Tuesday, March 6, 2012

Parsnip & Apple

Second Woodlands Harvest!
back row: trowels and parsnips
front row: kale tops and spring onions

In my last post, I mentioned that my fellow plotters and I have gotten our beds ready for planting. I did not mention that prepping the beds also included harvesting! The photo is the haul the four of us split- a serious bunch of parsnips, a few spring onions each, and the tops of some sad kale plants! We all felt quite spoiled as none of us had planted these lovely veggies.

The parsnips were the first thing on my target list- I've never grown them before and I love their flavor. All root vegetables do well with roasting, but I wanted something a little different for these parsnips.  I decided to mix them with another fall/winter favorite- apples. I had made a leek-apple-parsnip soup before (delicious!) but I hadn't tried roasting the parsnip and apple together. I found a recipe from Martha Stewart as my starting point and winged it from there.

I must say, I am quite pleased with the results. In fact, a friend who came to dinner admitted halfway through the meal that she didn't like roast parsnips but was really enjoying these!
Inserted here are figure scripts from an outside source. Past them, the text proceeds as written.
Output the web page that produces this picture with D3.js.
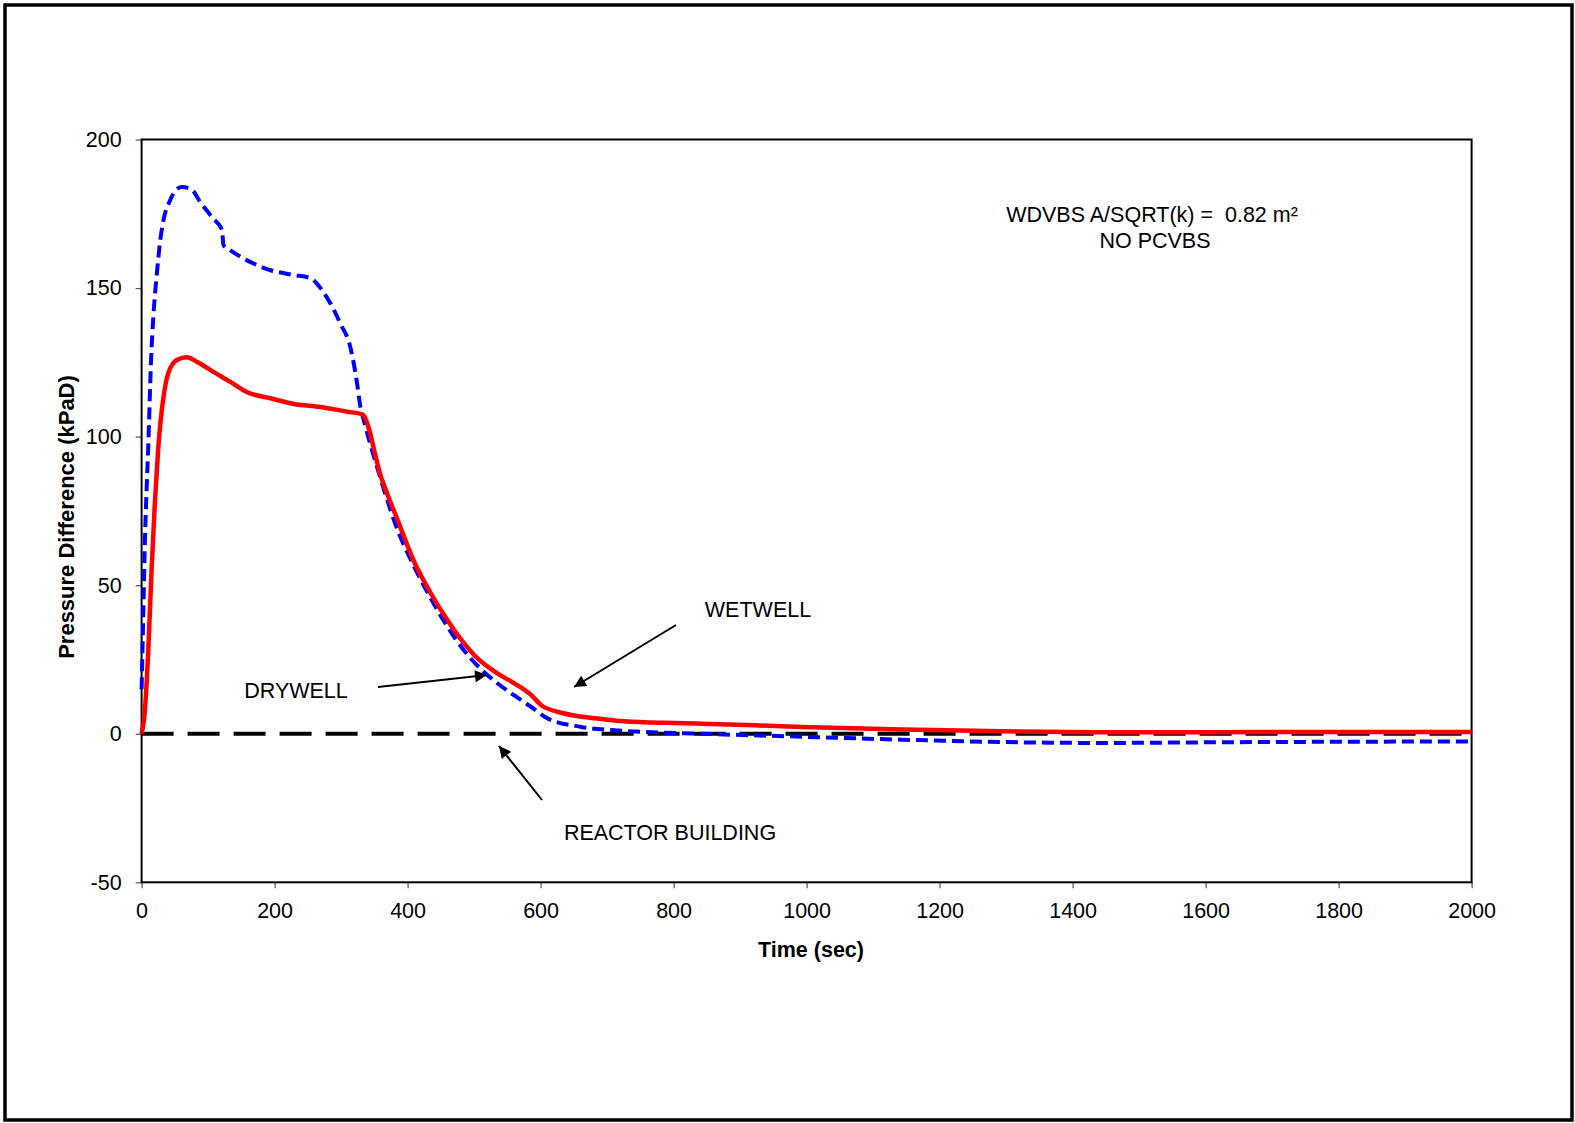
<!DOCTYPE html>
<meta charset="utf-8">
<html>
<head>
  <title>pressure difference</title>
  <script src="https://d3js.org/d3.v7.min.js"></script>
  <style>
    body { margin: 0; background: #fff; }
    text { font-family: "Liberation Sans", Arial, sans-serif; fill: #000; }
  </style>
</head>
<body>
<div id="chart"></div>
<script>
/* data */
var drywellTime  = [0, 5, 10, 15, 20, 25, 33, 40, 53, 68, 83, 108, 133, 158, 194, 229, 269, 309, 332,
                    360, 385, 410, 435, 460, 485, 500, 535, 561, 586, 601, 636, 686, 736, 842, 993,
                    1144, 1295, 1446, 1600, 1800, 2000];
var drywellValue = [0, 8, 28, 55, 78, 96, 113.4, 121.3, 125.8, 126.7, 125.2, 121.8, 118.5, 115, 112.9, 111, 110, 108.4, 107.5,
                    86.5, 71.9, 57.8, 47.2, 38.2, 30.4, 26.5, 20.3, 16.9, 13, 9.6, 6.8, 5.1, 4, 3.4, 2.3,
                    1.4, 0.8, 0.5, 0.5, 0.6, 0.6];

var wetwellTime  = [0, 2, 5, 8, 10, 14, 18, 23, 28, 33, 43, 60, 75, 88, 106, 121, 123, 133, 158, 194, 229, 254,
                    269, 284, 299, 314, 324, 329, 334, 360, 385, 410, 435, 460, 485, 510, 535, 561, 586, 611,
                    661, 711, 842, 993, 1144, 1295, 1446, 1600, 1800, 2000];
var wetwellValue = [15, 35, 65, 85, 96.6, 124.6, 141.5, 155, 166, 173, 179.6, 184, 183.2, 179, 173.8, 169.5, 164.5, 162.8, 159.4, 156, 154.4, 153.3,
                    150, 144.8, 138, 130, 118, 110, 105.6, 85.4, 68.5, 56.2, 45.5, 36, 28, 21.8, 17, 12.8, 9, 5.1,
                    2.3, 1.2, 0, -1, -2, -2.8, -3.1, -2.9, -2.7, -2.6];

var reactorTime  = [0, 2000];
var reactorValue = [0, 0];

var xTicks = [0, 200, 400, 600, 800, 1000, 1200, 1400, 1600, 1800, 2000];
var yTicks = [-50, 0, 50, 100, 150, 200];

/* layout */
var totalWidth = 1575, totalHeight = 1123;
var plot = {left: 141.6, right: 1471.6, top: 139.5, bottom: 882.3};
var fontSize = 21.5;

var svg = d3.select("#chart").append("svg")
    .attr("width", totalWidth)
    .attr("height", totalHeight);

/* outer frame */
svg.append("rect")
    .attr("x", 5).attr("y", 5)
    .attr("width", 1567).attr("height", 1115)
    .attr("fill", "none").attr("stroke", "#000").attr("stroke-width", 3.5);

var x = d3.scaleLinear().domain([0, 2000]).range([plot.left, plot.right]);
var y = d3.scaleLinear().domain([-50, 200]).range([plot.bottom, plot.top]);

/* axes - plain hyphen for negatives like the original */
var fmt = function(d){ return String(d); };
var xAxis = d3.axisBottom(x).tickValues(xTicks).tickSize(6).tickPadding(14).tickFormat(fmt);
var yAxis = d3.axisLeft(y).tickValues(yTicks).tickSize(6).tickPadding(14).tickFormat(fmt);

var gx = svg.append("g").attr("transform", "translate(0," + plot.bottom + ")").call(xAxis);
var gy = svg.append("g").attr("transform", "translate(" + plot.left + ",0)").call(yAxis);
[gx, gy].forEach(function(g){
    g.select(".domain").remove();
    g.selectAll(".tick line").attr("stroke", "#555").attr("stroke-width", 1.2);
    g.selectAll(".tick text")
        .style("font-family", "'Liberation Sans', Arial, sans-serif")
        .style("font-size", fontSize + "px")
        .attr("fill", "#000");
});
gx.selectAll(".tick text").attr("dy", "0.75em");

/* plot frame */
svg.append("rect")
    .attr("x", plot.left).attr("y", plot.top)
    .attr("width", plot.right - plot.left).attr("height", plot.bottom - plot.top)
    .attr("fill", "none").attr("stroke", "#000").attr("stroke-width", 2);

/* axis titles */
svg.append("text")
    .attr("x", 811).attr("y", 957)
    .attr("text-anchor", "middle")
    .style("font-size", fontSize + "px").style("font-weight", "bold")
    .text("Time (sec)");

svg.append("text")
    .attr("transform", "translate(74,517) rotate(-90)")
    .attr("text-anchor", "middle")
    .style("font-size", "22px").style("font-weight", "bold")
    .text("Pressure Difference (kPaD)");

/* lines */
function toPoints(ts, vs){ return ts.map(function(t, i){ return [t, vs[i]]; }); }
var line = d3.line()
    .x(function(d){ return x(d[0]); })
    .y(function(d){ return y(d[1]); })
    .curve(d3.curveMonotoneX);

svg.append("path")
    .datum(toPoints(reactorTime, reactorValue))
    .attr("d", line)
    .attr("fill", "none").attr("stroke", "#000")
    .attr("stroke-width", 4).attr("stroke-dasharray", "32,14");

svg.append("path")
    .datum(toPoints(wetwellTime, wetwellValue))
    .attr("d", line)
    .attr("fill", "none").attr("stroke", "#0000ff")
    .attr("stroke-width", 4).attr("stroke-dasharray", "12,6");

svg.append("path")
    .datum(toPoints(drywellTime, drywellValue))
    .attr("d", line)
    .attr("fill", "none").attr("stroke", "#ff0000")
    .attr("stroke-width", 4.5);

/* annotations */
svg.append("text")
    .attr("x", 1152).attr("y", 222)
    .attr("text-anchor", "middle")
    .style("font-size", fontSize + "px").style("white-space", "pre")
    .text("WDVBS A/SQRT(k) =  0.82 m\u00b2");
svg.append("text")
    .attr("x", 1155).attr("y", 248)
    .attr("text-anchor", "middle")
    .style("font-size", fontSize + "px")
    .text("NO PCVBS");

var labels = [
    {text: "WETWELL", x: 758, y: 617},
    {text: "DRYWELL", x: 296, y: 698},
    {text: "REACTOR BUILDING", x: 670, y: 840}
];
svg.selectAll(".lbl").data(labels).enter().append("text")
    .attr("class", "lbl")
    .attr("x", function(d){ return d.x; })
    .attr("y", function(d){ return d.y; })
    .attr("text-anchor", "middle")
    .style("font-size", fontSize + "px")
    .text(function(d){ return d.text; });

svg.append("defs").append("marker")
    .attr("id", "arrow")
    .attr("viewBox", "0 0 10 10")
    .attr("refX", 10).attr("refY", 5)
    .attr("markerWidth", 16).attr("markerHeight", 12)
    .attr("markerUnits", "userSpaceOnUse")
    .attr("orient", "auto")
    .append("path").attr("d", "M0,0 L10,5 L0,10 z").attr("fill", "#000");

var arrows = [
    {x1: 378, y1: 687, x2: 487, y2: 675},
    {x1: 676, y1: 625, x2: 574, y2: 687},
    {x1: 542, y1: 800, x2: 499, y2: 746}
];
svg.selectAll(".arr").data(arrows).enter().append("line")
    .attr("class", "arr")
    .attr("x1", function(d){ return d.x1; })
    .attr("y1", function(d){ return d.y1; })
    .attr("x2", function(d){ return d.x2; })
    .attr("y2", function(d){ return d.y2; })
    .attr("stroke", "#000").attr("stroke-width", 2)
    .attr("marker-end", "url(#arrow)");
</script>
</body>
</html>
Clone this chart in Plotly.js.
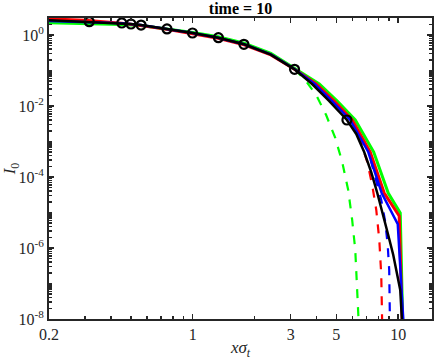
<!DOCTYPE html>
<html>
<head>
<meta charset="utf-8">
<script src="https://cdn.plot.ly/plotly-3.0.1.min.js"></script>
<style>
  body { margin: 0; background: #fff; }
  #chart { width: 436px; height: 360px; }
</style>
</head>
<body>
<div id="chart"></div>
<script>
// values (x = x*sigma_t, y = I_0)
const blackX = [0.2, 0.314, 0.45, 0.5, 0.56, 0.75, 1.0, 1.33, 1.78, 2.4, 3.13, 3.81, 4.62, 5.63, 6.25, 6.83, 7.39, 7.91, 8.46, 8.94, 9.46, 9.89, 10.23, 10.42, 10.45];
const blackY = [2.62, 2.37, 2.18, 2.04, 1.91, 1.48, 1.14, 0.84, 0.547, 0.28, 0.108, 0.0417, 0.0138, 0.00403, 0.00163, 5.06e-4, 1.38e-4, 3.54e-5, 8.5e-6, 2.32e-6, 6.35e-7, 1.98e-7, 6.56e-8, 1e-8, 1e-9];

const redX = [0.2, 0.3, 0.45, 0.56, 0.75, 1.0, 1.33, 1.78, 2.4, 3.13, 3.99, 4.88, 5.97, 7.31, 8.55, 10.11, 10.55, 10.57];
const redY = [2.85, 2.6, 2.15, 1.85, 1.44, 1.1, 0.81, 0.53, 0.275, 0.108, 0.0417, 0.0138, 0.00403, 5.06e-4, 3.54e-5, 8e-6, 1e-8, 1e-9];

const blueX = [0.2, 0.3, 0.45, 0.56, 0.75, 1.0, 1.33, 1.78, 2.4, 3.13, 3.92, 4.77, 5.84, 7.15, 8.31, 9.95, 10.58, 10.6];
const blueY = [2.48, 2.35, 2.15, 1.9, 1.48, 1.14, 0.84, 0.55, 0.285, 0.11, 0.0417, 0.0138, 0.00403, 5.06e-4, 3.54e-5, 4.7e-6, 1e-8, 1e-9];

const greenX = [0.2, 0.3, 0.45, 0.56, 0.75, 1.0, 1.33, 1.78, 2.4, 3.13, 4.13, 5.05, 6.18, 7.6, 8.94, 10.23, 10.58, 10.6];
const greenY = [2.2, 2.1, 1.98, 1.85, 1.5, 1.18, 0.89, 0.59, 0.305, 0.118, 0.0417, 0.0138, 0.00403, 5.06e-4, 3.54e-5, 9.7e-6, 1e-8, 1e-9];

// dashed curves (only the part that leaves the solid ones)
const greenDashX = [3.13, 3.53, 3.99, 4.46, 4.94, 5.34, 5.71, 5.97, 6.18, 6.34, 6.41, 6.42];
const greenDashY = [0.108, 0.054, 0.0204, 0.00558, 1.26e-3, 2.65e-4, 4.3e-5, 6.15e-6, 8.8e-7, 6.6e-8, 1e-8, 1e-9];

const redDashX = [5.97, 6.53, 7.07, 7.47, 7.82, 8.09, 8.27, 8.39, 8.41];
const redDashY = [0.00403, 1.1e-3, 2.65e-4, 5.95e-5, 1.18e-5, 1.68e-6, 1.73e-7, 1e-8, 1e-9];

const blueDashX = [7.35, 7.82, 8.27, 8.65, 8.89, 9.04, 9.15, 9.16];
const blueDashY = [3.0e-4, 8.2e-5, 2.25e-5, 5.4e-6, 1.2e-6, 2.4e-7, 1e-8, 1e-9];

// open circle markers
const markX = [0.314, 0.452, 0.501, 0.561, 0.75, 0.998, 1.334, 1.775, 3.13, 5.63];
const markY = [2.37, 2.18, 2.04, 1.91, 1.48, 1.14, 0.84, 0.547, 0.108, 0.00403];

const xTicks = [0.2, 1, 3, 5, 10];
const xMinor = [0.3, 0.4, 0.5, 0.6, 0.7, 0.8, 0.9, 2, 4, 6, 7, 8, 9];
const yTicks = [1e-8, 1e-6, 1e-4, 1e-2, 1];
const yTickText = ['10<sup>-8</sup>', '10<sup>-6</sup>', '10<sup>-4</sup>', '10<sup>-2</sup>', '10<sup>0</sup>'];

let yMinor = [];
for (let d = -8; d <= 0; d++) {
  for (let m = 1; m <= 9; m++) {
    if (m === 1 && d % 2 === 0) continue;
    yMinor.push(m * Math.pow(10, d));
  }
}

function line(x, y, color, w, dash) {
  return {
    x: x, y: y, type: 'scatter', mode: 'lines',
    line: { color: color, width: w, dash: dash || 'solid' },
    hoverinfo: 'skip', showlegend: false
  };
}

const traces = [
  line(greenDashX, greenDashY, '#00ff00', 2.2, 'dash'),
  line(redDashX, redDashY, '#ff0000', 2.2, 'dash'),
  line(blueDashX, blueDashY, '#0000ff', 2.2, 'dash'),
  line(greenX, greenY, '#00ff00', 3),
  line(redX, redY, '#ff0000', 3),
  line(blueX, blueY, '#0000ff', 2.5),
  line(blackX, blackY, '#000000', 2.5),
  {
    x: markX, y: markY, type: 'scatter', mode: 'markers',
    marker: { symbol: 'circle-open', size: 9, color: '#000', line: { width: 2.2, color: '#000' } },
    hoverinfo: 'skip', showlegend: false
  }
];

const serif = '"Liberation Serif", "Times New Roman", Times, serif';

const layout = {
  width: 436, height: 360,
  margin: { l: 49, r: 4, t: 18, b: 41 },
  paper_bgcolor: '#fff', plot_bgcolor: '#fff',
  font: { family: serif, size: 16, color: '#262626' },
  title: {
    text: '<b>time = 10</b>',
    font: { family: serif, size: 16, color: '#000' },
    x: 0.5, xref: 'paper', xanchor: 'center', y: 0.977, yanchor: 'middle'
  },
  xaxis: {
    type: 'log',
    range: [Math.log10(0.2), Math.log10(14.6)],
    tickmode: 'array', tickvals: xTicks, ticktext: xTicks.map(String),
    ticks: 'inside', ticklen: 5, tickwidth: 1.5, tickcolor: '#262626',
    minor: { tickmode: 'array', tickvals: xMinor, ticks: 'inside', ticklen: 3, tickwidth: 1.5, tickcolor: '#262626', showgrid: false },
    showline: true, linecolor: '#262626', linewidth: 2, mirror: 'ticks',
    showgrid: false, zeroline: false,
    tickfont: { family: serif, size: 16, color: '#262626' },
    title: { text: '<i>xσ<sub>t</sub></i>', font: { family: serif, size: 17, color: '#262626' }, standoff: 6 }
  },
  yaxis: {
    type: 'log',
    range: [-8, 0.479],
    tickmode: 'array', tickvals: yTicks, ticktext: yTickText,
    ticks: 'inside', ticklen: 5, tickwidth: 1.5, tickcolor: '#262626',
    minor: { tickmode: 'array', tickvals: yMinor, ticks: 'inside', ticklen: 3, tickwidth: 1.5, tickcolor: '#262626', showgrid: false },
    showline: true, linecolor: '#262626', linewidth: 2, mirror: 'ticks',
    showgrid: false, zeroline: false,
    tickfont: { family: serif, size: 16, color: '#262626' },
    title: { text: '<i>I</i><sub>0</sub>', font: { family: serif, size: 17, color: '#262626' }, standoff: 1 }
  }
};

Plotly.newPlot('chart', traces, layout, { displayModeBar: false, staticPlot: true });
</script>
</body>
</html>
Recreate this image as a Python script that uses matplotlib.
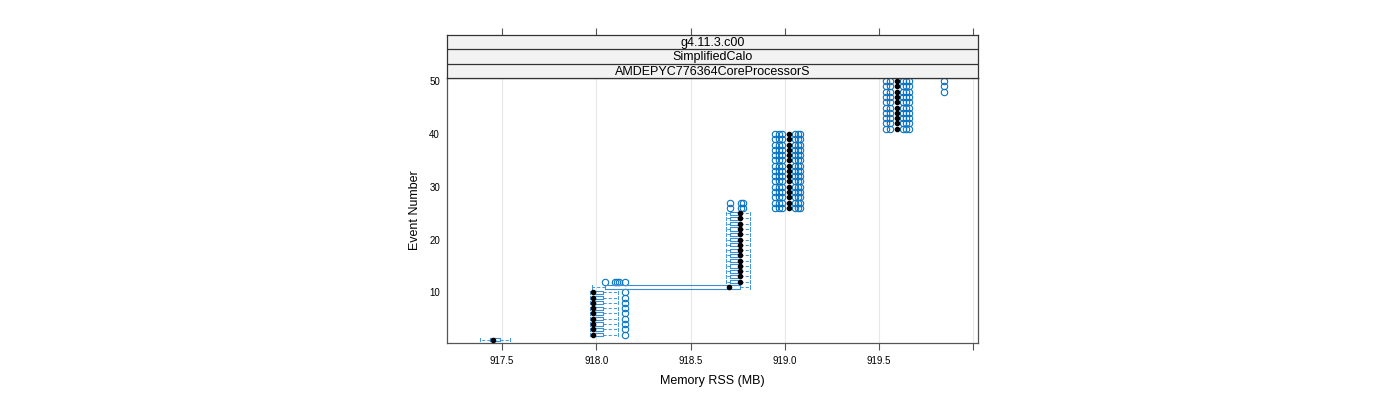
import matplotlib
matplotlib.use("Agg")
import matplotlib.pyplot as plt

plt.rcParams['font.family'] = ['Liberation Sans', 'DejaVu Sans']

# strip labels (outer to inner)
strips = ["g4.11.3.c00", "SimplifiedCalo", "AMDEPYC776364CoreProcessorS"]

events = list(range(1, 51))

# box statistics per event (MB)
whislo = ([917.383] + [917.967] * 9 + [917.977] + [918.688] * 14
          + [919.022] * 15 + [919.595] * 10)
q1 = ([917.436] + [917.983] * 9 + [918.046] + [918.710] * 14
      + [919.022] * 15 + [919.595] * 10)
med = ([917.452] + [917.983] * 9 + [918.704] + [918.763] * 14
       + [919.022] * 15 + [919.595] * 10)
q3 = ([917.489] + [918.036] * 9 + [918.763] + [918.763] * 14
      + [919.022] * 15 + [919.595] * 10)
whishi = ([917.542] + [918.115] * 9 + [918.816] + [918.816] * 14
          + [919.022] * 15 + [919.595] * 10)

out_2_10 = [918.153]
out_12 = [918.046, 918.100, 918.110, 918.120, 918.153]
out_26_27 = [918.710, 918.768, 918.778]
out_26_40 = [918.948, 918.969, 918.985, 919.054, 919.070, 919.081]
out_41_50 = [919.537, 919.558, 919.627, 919.643, 919.659]
out_48_50 = [919.845]

fliers = ([[]] + [out_2_10] * 9 + [[]] + [out_12] + [[]] * 13
          + [out_26_27 + out_26_40] * 2 + [out_26_40] * 13
          + [out_41_50] * 7 + [out_41_50 + out_48_50] * 3)

xticks = [917.5, 918.0, 918.5, 919.0, 919.5, 920.0]
xticklabels = ["917.5", "918.0", "918.5", "919.0", "919.5", ""]
yticks = [10, 20, 30, 40, 50]
xlim = (917.208, 920.025)

blue = "#0a74c4"
wblue = "#4a9ad8"

stats = []
for i in range(len(events)):
    stats.append(dict(med=med[i], q1=q1[i], q3=q3[i], whislo=whislo[i],
                      whishi=whishi[i], fliers=fliers[i], mean=med[i]))

fig = plt.figure(figsize=(14, 4), dpi=100)
ax = fig.add_axes([447 / 1400, 57 / 400, 531 / 1400, 265 / 400])

for x in xticks:
    ax.axvline(x, color="#e8e8e8", lw=0.8, zorder=0)

res = ax.bxp(stats, positions=events, widths=0.6, capwidths=0.6,
             orientation='horizontal', showmeans=True, manage_ticks=False,
             boxprops=dict(color=blue, lw=0.8),
             whiskerprops=dict(color=wblue, lw=0.75, linestyle=(0, (3, 2))),
             capprops=dict(color=wblue, lw=0.75),
             medianprops=dict(lw=0),
             meanprops=dict(marker='o', markerfacecolor='black',
                            markeredgecolor='black', markersize=3.0),
             flierprops=dict(marker='o', markerfacecolor='none',
                             markeredgecolor=blue, markersize=4.6, mew=0.8))
for b in res['boxes']:
    b.set_color("#3a8fd4")
    b.set_zorder(2.5)
for m in res['means']:
    m.set_zorder(3)

ax.set_xlim(*xlim)
ax.set_ylim(0.4, 50.6)
ax.set_xticks(xticks)
ax.set_xticklabels(xticklabels)
ax.set_yticks(yticks)
ax.tick_params(axis='x', direction='out', length=5, width=0.8,
               colors="#555555", labelcolor="black", labelsize=7, pad=4)
ax.tick_params(axis='y', length=0, labelsize=7, pad=5)
for s in ax.spines.values():
    s.set_color("#555555")
    s.set_linewidth(0.9)
ax.set_xlabel("Memory RSS (MB)", fontsize=9, labelpad=7)
ax.set_ylabel("Event Number", fontsize=9, labelpad=6)

# strips on top
sax = fig.add_axes([447 / 1400, 322 / 400, 531 / 1400, 43 / 400], sharex=ax)
sax.set_facecolor("#f2f2f2")
sax.set_ylim(0, 3)
for yy in [1, 2]:
    sax.axhline(yy, color="#333333", lw=0.9)
xmid = (xlim[0] + xlim[1]) / 2
for k, lab in enumerate(strips):
    sax.text(xmid, 2.45 - k, lab, ha='center', va='center', fontsize=9)
sax.set_yticks([])
sax.tick_params(axis='x', top=True, bottom=False, labeltop=False,
                labelbottom=False, direction='out', length=5, width=0.8,
                colors="#555555")
for s in sax.spines.values():
    s.set_color("#333333")
    s.set_linewidth(0.9)

fig.savefig("out.png", dpi=100)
It's always nice to have a confession turn into a compliment.  If you are looking for something a little different to serve alongside roast chicken or roast lamb (or anything, really), give these sweet and savory parsnips a try!

Roast Parsnips and Apples
Serves 4
modified from Martha Stewart

2 lbs parsnips
2-3 Gala apples or similar
1 Tbl olive oil
sea salt

1. Preheat the oven to 375°F.

2. Peel and chop the parsnips into bite-sized chunks. Core and chop the apple into similar bite-sized chunks (I left the skin on for more texture and to help the apples retain their shape).

3. Put parsnips and apples into a roasting pan. Toss with olive oil, sprinkle generously with sea salt, and add a dash of cinnamon. You want this to taste ever-so-slightly-reminiscent of apple pie so easy on the cinnamon.

4. Pop into the oven and roast, turning occasionally, for about 35-45 minutes. Stab parsnips with a fork to check for doneness. Serve and enjoy!